- _AIM OF THE TASK_
Reproduce, word for word, every line from the first one down to the line containing "-0.012, -0.015, -0.018]", and nothing else.

- _SUPPLIED INFORMATION_
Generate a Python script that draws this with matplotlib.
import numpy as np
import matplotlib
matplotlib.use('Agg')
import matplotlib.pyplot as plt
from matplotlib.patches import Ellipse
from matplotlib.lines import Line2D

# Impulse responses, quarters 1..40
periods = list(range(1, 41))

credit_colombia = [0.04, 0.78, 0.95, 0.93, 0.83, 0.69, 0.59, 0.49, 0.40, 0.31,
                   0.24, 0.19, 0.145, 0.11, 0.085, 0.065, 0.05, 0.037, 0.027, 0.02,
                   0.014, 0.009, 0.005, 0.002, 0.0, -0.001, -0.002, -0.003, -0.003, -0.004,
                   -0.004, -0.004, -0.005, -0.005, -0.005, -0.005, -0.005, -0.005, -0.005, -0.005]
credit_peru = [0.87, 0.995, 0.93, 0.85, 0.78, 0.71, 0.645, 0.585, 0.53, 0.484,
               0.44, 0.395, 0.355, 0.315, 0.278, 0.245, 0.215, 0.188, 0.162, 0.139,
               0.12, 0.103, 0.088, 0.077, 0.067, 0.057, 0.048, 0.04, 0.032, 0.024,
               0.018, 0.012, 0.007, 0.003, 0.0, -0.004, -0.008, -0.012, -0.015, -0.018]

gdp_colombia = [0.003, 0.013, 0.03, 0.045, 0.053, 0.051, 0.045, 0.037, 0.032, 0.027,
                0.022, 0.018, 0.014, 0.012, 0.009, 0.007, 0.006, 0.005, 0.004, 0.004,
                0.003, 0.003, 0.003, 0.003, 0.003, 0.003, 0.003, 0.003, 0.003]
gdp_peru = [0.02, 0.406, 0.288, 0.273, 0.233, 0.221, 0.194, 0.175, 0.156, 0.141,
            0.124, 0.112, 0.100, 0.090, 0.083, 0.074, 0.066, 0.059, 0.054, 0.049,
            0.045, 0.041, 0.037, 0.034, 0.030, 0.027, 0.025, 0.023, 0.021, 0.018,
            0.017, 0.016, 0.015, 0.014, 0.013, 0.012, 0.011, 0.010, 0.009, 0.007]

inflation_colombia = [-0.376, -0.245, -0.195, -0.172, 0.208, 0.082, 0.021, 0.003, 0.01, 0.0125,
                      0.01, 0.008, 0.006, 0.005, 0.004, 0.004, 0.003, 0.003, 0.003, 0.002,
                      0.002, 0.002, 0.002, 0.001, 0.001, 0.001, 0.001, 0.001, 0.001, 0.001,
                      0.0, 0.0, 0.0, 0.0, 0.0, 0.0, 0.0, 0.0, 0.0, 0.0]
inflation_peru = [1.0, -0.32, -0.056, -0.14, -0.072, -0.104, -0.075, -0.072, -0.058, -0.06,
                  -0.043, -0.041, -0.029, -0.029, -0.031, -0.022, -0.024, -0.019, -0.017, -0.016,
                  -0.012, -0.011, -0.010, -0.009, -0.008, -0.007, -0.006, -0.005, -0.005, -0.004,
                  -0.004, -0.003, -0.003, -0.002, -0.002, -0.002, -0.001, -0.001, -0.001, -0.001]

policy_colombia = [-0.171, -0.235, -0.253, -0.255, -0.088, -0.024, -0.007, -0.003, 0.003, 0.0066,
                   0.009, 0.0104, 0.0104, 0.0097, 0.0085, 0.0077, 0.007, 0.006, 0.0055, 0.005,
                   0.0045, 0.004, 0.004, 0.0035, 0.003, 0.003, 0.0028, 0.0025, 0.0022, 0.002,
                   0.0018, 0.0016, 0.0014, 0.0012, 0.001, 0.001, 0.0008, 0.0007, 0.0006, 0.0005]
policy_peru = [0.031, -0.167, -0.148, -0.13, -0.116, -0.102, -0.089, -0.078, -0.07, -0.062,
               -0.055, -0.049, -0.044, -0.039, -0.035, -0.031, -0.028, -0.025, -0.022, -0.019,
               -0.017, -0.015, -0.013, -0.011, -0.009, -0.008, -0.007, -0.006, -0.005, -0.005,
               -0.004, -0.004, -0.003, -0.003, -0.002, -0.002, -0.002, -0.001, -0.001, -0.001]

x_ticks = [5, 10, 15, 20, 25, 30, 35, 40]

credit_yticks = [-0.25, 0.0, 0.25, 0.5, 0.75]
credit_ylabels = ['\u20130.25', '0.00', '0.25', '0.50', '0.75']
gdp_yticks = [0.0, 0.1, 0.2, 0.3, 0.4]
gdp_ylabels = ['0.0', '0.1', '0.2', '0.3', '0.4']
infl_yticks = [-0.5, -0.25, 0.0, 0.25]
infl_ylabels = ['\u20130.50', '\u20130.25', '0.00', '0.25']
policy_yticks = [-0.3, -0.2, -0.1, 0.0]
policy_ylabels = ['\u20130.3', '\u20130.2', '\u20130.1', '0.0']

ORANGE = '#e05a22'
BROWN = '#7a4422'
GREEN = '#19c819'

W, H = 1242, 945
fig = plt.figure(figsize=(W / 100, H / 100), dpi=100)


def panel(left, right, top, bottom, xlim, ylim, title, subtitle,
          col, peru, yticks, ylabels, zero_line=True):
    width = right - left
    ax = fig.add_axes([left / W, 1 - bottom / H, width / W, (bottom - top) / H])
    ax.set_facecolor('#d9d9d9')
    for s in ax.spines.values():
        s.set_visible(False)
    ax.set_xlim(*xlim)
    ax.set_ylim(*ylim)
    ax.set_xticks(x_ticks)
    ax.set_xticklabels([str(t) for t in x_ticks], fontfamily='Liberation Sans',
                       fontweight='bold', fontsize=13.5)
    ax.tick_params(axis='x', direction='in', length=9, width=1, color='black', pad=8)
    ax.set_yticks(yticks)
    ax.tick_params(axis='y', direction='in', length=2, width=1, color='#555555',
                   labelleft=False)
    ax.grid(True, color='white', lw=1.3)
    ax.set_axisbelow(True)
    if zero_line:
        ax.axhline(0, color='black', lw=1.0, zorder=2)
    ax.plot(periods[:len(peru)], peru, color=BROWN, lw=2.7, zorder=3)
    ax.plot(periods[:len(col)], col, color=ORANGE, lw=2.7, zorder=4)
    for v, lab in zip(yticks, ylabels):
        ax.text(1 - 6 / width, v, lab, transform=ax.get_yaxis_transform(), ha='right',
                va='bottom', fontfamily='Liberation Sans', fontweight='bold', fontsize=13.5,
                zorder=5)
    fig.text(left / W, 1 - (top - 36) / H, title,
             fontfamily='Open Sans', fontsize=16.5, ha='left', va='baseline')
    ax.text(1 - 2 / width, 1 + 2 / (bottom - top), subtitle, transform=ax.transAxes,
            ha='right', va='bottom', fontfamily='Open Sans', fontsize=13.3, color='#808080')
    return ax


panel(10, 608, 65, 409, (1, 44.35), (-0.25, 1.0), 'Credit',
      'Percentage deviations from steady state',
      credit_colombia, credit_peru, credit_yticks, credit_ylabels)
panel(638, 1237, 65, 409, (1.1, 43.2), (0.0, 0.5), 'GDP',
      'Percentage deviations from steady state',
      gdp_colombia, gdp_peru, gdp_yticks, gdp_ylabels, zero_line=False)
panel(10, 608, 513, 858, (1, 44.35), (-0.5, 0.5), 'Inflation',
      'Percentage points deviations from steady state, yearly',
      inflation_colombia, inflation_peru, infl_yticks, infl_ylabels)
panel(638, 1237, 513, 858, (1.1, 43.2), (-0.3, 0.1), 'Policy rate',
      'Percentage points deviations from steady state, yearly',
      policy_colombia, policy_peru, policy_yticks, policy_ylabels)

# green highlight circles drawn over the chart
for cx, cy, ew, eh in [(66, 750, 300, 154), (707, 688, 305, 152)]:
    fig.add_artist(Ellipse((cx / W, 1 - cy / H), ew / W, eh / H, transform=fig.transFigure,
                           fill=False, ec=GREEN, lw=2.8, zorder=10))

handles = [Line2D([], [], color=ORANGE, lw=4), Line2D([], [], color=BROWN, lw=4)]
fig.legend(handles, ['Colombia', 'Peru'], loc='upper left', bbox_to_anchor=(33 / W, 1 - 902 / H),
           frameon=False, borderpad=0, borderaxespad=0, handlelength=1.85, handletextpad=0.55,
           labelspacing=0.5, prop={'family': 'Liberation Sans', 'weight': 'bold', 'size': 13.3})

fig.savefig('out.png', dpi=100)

- _SOLUTION FOR THIS PROBLEM_
Generate a Python script that draws this with matplotlib.
import numpy as np
import matplotlib
matplotlib.use('Agg')
import matplotlib.pyplot as plt
from matplotlib.patches import Ellipse
from matplotlib.lines import Line2D

# Impulse responses, quarters 1..40
periods = list(range(1, 41))

credit_colombia = [0.04, 0.78, 0.95, 0.93, 0.83, 0.69, 0.59, 0.49, 0.40, 0.31,
                   0.24, 0.19, 0.145, 0.11, 0.085, 0.065, 0.05, 0.037, 0.027, 0.02,
                   0.014, 0.009, 0.005, 0.002, 0.0, -0.001, -0.002, -0.003, -0.003, -0.004,
                   -0.004, -0.004, -0.005, -0.005, -0.005, -0.005, -0.005, -0.005, -0.005, -0.005]
credit_peru = [0.87, 0.995, 0.93, 0.85, 0.78, 0.71, 0.645, 0.585, 0.53, 0.484,
               0.44, 0.395, 0.355, 0.315, 0.278, 0.245, 0.215, 0.188, 0.162, 0.139,
               0.12, 0.103, 0.088, 0.077, 0.067, 0.057, 0.048, 0.04, 0.032, 0.024,
               0.018, 0.012, 0.007, 0.003, 0.0, -0.004, -0.008, -0.012, -0.015, -0.018]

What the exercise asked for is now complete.